Un remake américain de [REC] dont l'inutilité devient presque fascinante, malgré tout le bien que nous pensons de Jennifer Carpenter
S’il y avait un concours du remake le plus inutile de l’histoire du cinéma, En Quarantaine aurait toutes ses chances, faisant presque passer le Psycho de Gus Van Sant pour un modèle d’inventivité ! Initié avant même que [Rec] ne sorte sur les écrans américains, confié à un réalisateur habitué aux tournages vidéo, En Quarantaine est le prototype du produit de consommation pur évacuant toute initiative artistique au profit d’une méthode d’écriture qu’on pourrait qualifier de « photocopie scénaristique ». Car le script initial n’est même pas adapté aux sensibilités américaines, voire relocalisé pour mieux coller à la réalité sociale des Etats-Unis. Il s’agit d’une simple traduction de l’espagnol à l’anglais. Même le nom de l’héroïne, Angela Vidal, a été conservé tel quel. En ce sens, nous ne sommes pas loin de ces films des années 30, tels Dracula ou L’Atlantide, qui étaient tournés simultanément en plusieurs langues, avec des acteurs différents mais dans les mêmes décors, afin d’éviter les problèmes de post-synchronisation. « Screen Gem a racheté les droits de notre film pour en faire une version américaine », explique Jaume Balaguero. « Nous avons été invités à visiter le plateau de tournage, et nous en avons retiré une étrange sensation. En fait, ils se sont efforcés d’être extrêmement fidèles à notre film, reproduisant à l’identique les décors, la lumière, les mouvements de caméra. Du coup, plus aucune place ne semble être laissée à la spontanéité » (1).

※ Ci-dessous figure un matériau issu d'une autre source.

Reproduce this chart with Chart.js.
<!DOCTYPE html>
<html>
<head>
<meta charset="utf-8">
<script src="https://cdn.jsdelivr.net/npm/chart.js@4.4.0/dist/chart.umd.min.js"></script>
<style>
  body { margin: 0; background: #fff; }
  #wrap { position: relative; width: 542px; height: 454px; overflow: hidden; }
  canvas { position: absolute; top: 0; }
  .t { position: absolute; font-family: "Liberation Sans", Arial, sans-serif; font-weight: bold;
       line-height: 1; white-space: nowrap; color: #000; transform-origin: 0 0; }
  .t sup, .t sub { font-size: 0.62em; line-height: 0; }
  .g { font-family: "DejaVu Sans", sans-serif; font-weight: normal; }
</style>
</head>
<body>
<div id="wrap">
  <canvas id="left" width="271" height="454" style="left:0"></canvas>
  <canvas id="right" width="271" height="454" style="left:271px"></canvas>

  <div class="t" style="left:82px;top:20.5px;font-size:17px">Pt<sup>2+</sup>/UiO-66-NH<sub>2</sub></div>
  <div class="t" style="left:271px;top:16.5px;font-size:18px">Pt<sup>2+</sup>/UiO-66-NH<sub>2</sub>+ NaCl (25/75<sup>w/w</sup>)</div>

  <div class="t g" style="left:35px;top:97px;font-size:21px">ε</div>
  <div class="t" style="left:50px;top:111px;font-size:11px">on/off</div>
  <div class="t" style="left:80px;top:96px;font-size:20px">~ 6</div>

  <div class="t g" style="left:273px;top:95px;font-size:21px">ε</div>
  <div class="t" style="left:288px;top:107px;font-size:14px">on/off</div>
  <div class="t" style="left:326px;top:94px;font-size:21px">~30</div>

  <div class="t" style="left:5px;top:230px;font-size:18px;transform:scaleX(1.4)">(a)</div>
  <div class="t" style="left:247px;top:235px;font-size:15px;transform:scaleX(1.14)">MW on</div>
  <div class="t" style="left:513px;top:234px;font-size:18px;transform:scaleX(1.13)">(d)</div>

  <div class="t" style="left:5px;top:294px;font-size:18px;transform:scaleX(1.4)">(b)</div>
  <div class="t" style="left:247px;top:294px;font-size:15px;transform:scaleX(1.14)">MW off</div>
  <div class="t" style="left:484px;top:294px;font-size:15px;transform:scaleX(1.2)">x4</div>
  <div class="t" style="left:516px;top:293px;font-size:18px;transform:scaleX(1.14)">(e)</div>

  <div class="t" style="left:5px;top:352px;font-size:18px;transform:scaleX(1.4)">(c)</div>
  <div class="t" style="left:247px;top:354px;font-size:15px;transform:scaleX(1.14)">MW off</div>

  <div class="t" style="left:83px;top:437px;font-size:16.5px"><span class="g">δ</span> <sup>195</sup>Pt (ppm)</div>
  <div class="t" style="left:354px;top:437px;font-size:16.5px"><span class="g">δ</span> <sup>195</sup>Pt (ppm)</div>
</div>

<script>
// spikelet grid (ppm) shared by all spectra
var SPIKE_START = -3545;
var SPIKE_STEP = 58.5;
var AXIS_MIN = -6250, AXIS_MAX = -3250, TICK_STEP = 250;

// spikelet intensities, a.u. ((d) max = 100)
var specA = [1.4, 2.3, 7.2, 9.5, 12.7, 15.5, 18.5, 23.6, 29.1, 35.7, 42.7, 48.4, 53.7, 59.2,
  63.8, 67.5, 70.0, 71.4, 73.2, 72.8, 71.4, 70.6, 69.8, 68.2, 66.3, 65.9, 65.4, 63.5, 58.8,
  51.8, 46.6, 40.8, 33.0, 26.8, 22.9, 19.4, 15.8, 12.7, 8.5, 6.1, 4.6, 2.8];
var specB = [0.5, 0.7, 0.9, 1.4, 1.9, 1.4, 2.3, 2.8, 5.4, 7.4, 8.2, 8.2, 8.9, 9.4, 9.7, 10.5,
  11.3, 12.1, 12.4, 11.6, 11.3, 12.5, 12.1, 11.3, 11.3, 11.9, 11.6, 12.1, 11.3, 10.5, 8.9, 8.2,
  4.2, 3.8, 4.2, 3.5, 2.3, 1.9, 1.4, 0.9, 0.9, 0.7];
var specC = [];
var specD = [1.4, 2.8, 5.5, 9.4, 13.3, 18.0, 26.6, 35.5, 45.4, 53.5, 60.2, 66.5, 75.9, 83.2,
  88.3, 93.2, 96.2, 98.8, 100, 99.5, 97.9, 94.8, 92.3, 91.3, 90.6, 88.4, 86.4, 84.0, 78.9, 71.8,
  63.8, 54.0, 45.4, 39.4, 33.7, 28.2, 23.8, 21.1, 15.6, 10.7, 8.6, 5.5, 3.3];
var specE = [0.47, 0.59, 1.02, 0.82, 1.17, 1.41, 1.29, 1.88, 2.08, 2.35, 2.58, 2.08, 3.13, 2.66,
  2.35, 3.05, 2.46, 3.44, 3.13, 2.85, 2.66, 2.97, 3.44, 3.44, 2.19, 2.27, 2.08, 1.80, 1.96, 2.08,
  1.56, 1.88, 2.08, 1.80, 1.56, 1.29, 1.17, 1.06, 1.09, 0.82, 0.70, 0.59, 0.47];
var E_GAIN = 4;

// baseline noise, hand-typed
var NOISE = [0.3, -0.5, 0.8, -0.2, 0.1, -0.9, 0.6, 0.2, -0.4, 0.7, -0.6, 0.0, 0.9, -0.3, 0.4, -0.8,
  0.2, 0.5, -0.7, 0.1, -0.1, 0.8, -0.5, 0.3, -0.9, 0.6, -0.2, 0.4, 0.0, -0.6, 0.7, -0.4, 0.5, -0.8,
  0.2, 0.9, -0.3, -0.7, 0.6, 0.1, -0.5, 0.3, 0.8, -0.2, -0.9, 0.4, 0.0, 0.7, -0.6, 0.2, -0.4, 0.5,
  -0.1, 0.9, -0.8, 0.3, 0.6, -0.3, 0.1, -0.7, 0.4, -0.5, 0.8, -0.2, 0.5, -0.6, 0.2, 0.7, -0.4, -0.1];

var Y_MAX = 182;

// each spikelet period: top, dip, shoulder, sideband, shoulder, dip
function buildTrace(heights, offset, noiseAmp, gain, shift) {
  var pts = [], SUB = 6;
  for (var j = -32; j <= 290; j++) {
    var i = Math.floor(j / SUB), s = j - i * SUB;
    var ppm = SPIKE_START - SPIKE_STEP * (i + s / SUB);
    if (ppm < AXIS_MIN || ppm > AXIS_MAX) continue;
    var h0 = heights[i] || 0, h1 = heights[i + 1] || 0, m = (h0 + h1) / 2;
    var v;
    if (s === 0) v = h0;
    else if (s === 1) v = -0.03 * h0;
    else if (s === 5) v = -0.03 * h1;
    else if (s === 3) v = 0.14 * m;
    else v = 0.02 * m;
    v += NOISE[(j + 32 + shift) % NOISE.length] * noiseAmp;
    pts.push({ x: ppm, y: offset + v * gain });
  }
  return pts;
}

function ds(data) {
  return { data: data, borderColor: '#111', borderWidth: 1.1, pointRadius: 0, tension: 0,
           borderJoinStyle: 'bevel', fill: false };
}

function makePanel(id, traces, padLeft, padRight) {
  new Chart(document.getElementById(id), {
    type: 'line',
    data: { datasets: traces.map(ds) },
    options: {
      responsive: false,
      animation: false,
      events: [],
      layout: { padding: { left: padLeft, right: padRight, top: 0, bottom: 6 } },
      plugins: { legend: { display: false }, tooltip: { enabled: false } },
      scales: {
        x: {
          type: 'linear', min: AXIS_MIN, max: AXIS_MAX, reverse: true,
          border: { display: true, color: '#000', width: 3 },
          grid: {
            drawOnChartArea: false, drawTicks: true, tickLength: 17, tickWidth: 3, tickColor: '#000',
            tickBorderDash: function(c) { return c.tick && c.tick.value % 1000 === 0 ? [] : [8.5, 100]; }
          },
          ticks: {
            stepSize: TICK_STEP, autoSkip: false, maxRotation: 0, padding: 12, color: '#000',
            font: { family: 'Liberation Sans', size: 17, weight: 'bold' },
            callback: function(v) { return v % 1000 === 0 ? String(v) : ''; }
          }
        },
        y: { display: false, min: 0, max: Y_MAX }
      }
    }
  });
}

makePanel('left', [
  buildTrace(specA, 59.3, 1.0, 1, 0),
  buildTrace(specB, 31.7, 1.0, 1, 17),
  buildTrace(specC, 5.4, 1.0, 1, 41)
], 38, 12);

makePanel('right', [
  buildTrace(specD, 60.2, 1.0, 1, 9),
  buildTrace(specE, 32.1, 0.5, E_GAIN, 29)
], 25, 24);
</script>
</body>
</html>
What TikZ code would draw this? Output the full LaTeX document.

Les spectateurs familiers du film de Jaume Balaguero et Paco Plaza connaissent déjà l’histoire d’En Quarantaine. La journaliste Angela, accompagnée par son caméraman Scott, suit une équipe de pompiers de Los Angeles pour les besoins d’une émission télévisée. Au milieu de la nuit, un appel de détresse les conduit dans un immeuble où ils découvrent une vieille femme couverte de sang. C’est le début d’un huis clos oppressant au cours duquel un mystérieux agent de contamination transforme peu à peu tous les habitants de l’immeuble en zombies assoiffés de chair humaine… Malgré tout le bien que l’on peut penser de Jennifer Carpenter (héroïne attachante de L’Exorcisme d’Emily Rose et de la série Dexter), ses efforts pour reproduire au millimètre près toutes les mimiques de Manuela Velasco, interprète du [Rec] original, laissent perplexe.
Comment imiter la spontanéité ?
Tout comme les mouvements de caméra du cadreur qui s’échinent à imiter jusqu’à l’aliénation ceux du cadreur précédent. Lorsqu’on sait que les mots d’ordre de [Rec] étaient l’improvisation et la spontanéité, on ne peut qu’être mitigé face à cette vaste entreprise de reconstitution à grande échelle. Même l’immeuble barcelonais initial, filmé à l’origine dans un site réel, a été reconstruit à l’identique en studio, parachevant l’absurdité de ce projet décidément douteux typique du protectionnisme culturel américain. Jaume Balaguero et Paco Plazza s’en lavent d’ailleurs les mains. « A vrai dire, ce remake ne nous concerne aucunement, nous déclinons toute responsabilité ! », avoue Balaguero avec un demi-sourire. « Ils peuvent bien faire ce qu’ils veulent, c’est l’original qui nous intéresse. » (2)
(1) et (2) Propos recueillis par votre serviteur en avril 2008.